Write out the listing, please, but only from its first line through the line containing "import plotly.graph_objects as go", exactly as given and without pictures.
— start of Data excerpt —
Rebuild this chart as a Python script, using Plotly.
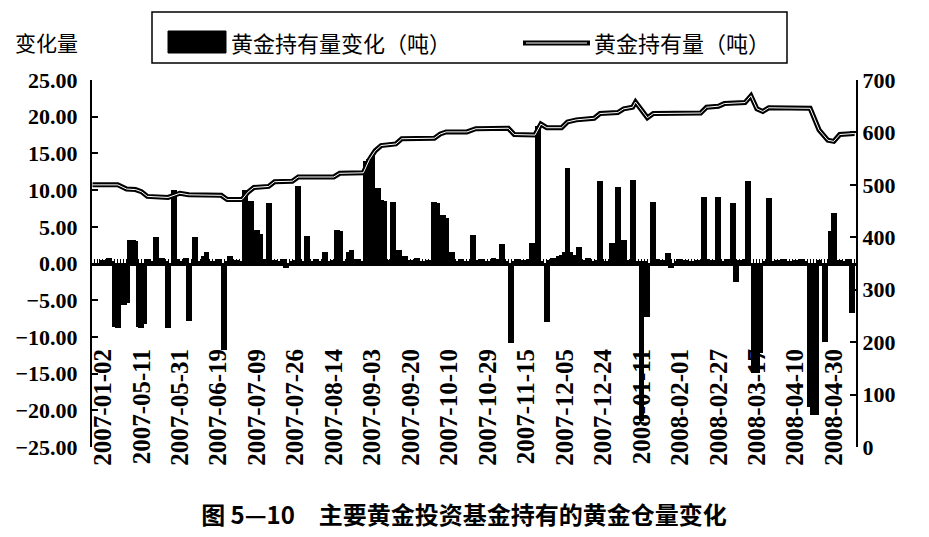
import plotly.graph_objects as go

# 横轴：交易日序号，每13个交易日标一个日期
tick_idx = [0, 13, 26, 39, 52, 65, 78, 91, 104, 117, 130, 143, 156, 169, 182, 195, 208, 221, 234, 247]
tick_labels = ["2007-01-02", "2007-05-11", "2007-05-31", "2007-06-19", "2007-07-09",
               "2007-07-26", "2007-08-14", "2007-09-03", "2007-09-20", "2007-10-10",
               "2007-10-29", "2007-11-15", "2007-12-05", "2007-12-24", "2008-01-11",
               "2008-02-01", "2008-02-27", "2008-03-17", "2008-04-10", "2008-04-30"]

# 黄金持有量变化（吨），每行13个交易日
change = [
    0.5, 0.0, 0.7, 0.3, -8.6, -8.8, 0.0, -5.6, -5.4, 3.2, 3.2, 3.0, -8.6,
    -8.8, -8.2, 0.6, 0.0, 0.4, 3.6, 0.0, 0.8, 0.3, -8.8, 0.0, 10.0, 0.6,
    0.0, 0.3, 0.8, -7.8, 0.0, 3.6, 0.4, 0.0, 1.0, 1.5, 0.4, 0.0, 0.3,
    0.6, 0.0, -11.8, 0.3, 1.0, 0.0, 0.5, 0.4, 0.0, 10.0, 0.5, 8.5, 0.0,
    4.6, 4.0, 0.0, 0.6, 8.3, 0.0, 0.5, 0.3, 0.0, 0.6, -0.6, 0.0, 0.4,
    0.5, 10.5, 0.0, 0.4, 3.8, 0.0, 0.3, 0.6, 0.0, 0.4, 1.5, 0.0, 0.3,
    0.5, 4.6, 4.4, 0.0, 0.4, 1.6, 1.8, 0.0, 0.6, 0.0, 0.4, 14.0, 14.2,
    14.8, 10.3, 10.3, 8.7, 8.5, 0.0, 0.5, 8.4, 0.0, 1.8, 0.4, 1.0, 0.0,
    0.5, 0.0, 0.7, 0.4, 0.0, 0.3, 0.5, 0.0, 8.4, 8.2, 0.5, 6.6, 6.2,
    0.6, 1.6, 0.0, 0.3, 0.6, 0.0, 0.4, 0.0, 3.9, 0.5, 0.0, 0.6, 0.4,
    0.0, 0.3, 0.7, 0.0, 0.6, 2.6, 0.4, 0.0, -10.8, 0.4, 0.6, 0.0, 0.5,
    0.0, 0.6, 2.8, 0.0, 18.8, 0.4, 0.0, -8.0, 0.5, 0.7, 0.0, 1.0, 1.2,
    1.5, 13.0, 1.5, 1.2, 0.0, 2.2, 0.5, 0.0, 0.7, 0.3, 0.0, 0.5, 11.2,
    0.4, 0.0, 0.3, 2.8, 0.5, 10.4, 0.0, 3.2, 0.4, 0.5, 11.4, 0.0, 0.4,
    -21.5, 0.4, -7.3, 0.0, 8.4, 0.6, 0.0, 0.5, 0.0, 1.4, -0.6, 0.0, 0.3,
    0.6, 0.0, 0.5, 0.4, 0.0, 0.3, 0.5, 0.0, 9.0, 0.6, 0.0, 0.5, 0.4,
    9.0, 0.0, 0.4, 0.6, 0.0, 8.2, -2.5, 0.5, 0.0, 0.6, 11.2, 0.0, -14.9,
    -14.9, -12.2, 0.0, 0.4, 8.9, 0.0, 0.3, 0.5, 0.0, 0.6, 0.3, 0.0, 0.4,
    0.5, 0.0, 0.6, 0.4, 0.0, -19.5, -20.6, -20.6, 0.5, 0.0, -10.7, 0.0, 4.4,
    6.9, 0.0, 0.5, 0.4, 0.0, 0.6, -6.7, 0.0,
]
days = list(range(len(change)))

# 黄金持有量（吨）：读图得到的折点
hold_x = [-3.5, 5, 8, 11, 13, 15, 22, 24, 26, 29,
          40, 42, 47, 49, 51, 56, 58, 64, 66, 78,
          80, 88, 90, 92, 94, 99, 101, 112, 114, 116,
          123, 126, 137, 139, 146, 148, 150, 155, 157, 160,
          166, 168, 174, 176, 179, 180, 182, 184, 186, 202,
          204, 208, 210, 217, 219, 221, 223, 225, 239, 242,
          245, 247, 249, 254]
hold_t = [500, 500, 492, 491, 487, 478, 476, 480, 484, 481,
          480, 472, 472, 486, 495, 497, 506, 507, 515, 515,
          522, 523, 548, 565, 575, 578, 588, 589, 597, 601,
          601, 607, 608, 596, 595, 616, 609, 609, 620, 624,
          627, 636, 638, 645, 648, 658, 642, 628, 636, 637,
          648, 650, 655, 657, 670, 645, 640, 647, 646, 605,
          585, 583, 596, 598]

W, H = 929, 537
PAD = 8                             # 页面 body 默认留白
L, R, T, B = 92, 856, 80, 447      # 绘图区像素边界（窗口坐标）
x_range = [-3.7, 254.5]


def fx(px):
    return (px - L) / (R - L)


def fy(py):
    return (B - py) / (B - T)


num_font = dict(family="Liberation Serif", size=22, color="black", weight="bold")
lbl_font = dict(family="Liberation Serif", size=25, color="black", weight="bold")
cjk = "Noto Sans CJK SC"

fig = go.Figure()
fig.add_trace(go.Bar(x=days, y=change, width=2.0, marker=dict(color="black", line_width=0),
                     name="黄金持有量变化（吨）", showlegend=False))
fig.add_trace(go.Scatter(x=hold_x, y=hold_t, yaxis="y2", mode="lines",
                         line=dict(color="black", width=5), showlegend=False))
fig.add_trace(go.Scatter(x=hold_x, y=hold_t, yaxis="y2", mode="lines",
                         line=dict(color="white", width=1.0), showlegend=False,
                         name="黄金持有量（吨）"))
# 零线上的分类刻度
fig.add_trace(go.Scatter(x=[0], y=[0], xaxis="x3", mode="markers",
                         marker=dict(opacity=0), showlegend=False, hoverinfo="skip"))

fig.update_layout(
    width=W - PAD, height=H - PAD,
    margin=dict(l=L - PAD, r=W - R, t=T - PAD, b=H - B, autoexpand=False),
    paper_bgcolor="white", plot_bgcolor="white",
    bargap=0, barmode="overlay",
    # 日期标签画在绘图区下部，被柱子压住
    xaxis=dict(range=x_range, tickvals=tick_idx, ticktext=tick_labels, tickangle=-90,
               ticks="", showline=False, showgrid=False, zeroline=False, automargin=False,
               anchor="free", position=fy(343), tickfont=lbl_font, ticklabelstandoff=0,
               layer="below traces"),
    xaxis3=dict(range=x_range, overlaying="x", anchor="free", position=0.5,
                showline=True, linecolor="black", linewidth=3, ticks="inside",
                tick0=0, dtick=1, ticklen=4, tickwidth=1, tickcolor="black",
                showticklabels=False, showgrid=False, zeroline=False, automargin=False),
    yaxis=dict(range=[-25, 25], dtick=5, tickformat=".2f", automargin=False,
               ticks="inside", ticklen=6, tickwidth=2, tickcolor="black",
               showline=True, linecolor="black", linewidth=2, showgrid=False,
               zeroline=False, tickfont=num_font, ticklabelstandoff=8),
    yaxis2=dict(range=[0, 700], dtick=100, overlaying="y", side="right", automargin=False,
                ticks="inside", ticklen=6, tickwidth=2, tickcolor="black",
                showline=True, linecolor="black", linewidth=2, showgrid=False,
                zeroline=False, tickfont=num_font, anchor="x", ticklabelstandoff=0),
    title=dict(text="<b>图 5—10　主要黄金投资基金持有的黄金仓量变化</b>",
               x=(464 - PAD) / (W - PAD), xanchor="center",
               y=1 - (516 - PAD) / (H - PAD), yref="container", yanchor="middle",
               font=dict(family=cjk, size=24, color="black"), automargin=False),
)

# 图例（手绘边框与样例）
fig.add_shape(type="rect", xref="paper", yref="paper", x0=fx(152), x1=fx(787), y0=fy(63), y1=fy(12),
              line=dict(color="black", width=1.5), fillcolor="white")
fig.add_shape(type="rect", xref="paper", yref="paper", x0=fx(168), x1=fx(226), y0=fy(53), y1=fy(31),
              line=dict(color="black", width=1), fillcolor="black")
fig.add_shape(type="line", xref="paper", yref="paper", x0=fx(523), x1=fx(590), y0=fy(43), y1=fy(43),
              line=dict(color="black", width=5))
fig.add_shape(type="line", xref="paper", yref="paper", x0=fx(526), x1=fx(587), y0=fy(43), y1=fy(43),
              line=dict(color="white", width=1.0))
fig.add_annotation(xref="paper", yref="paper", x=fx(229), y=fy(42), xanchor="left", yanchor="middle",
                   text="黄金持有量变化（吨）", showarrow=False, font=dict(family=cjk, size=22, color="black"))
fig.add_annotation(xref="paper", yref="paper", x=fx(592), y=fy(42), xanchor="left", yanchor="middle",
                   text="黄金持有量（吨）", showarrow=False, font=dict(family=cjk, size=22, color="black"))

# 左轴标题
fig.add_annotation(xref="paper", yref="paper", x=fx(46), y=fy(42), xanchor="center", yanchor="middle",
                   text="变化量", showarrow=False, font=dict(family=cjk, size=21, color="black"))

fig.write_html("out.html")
— end of Data excerpt —
* **The completed task**:
Rebuild this chart as a Python script, using Plotly.
import plotly.graph_objects as go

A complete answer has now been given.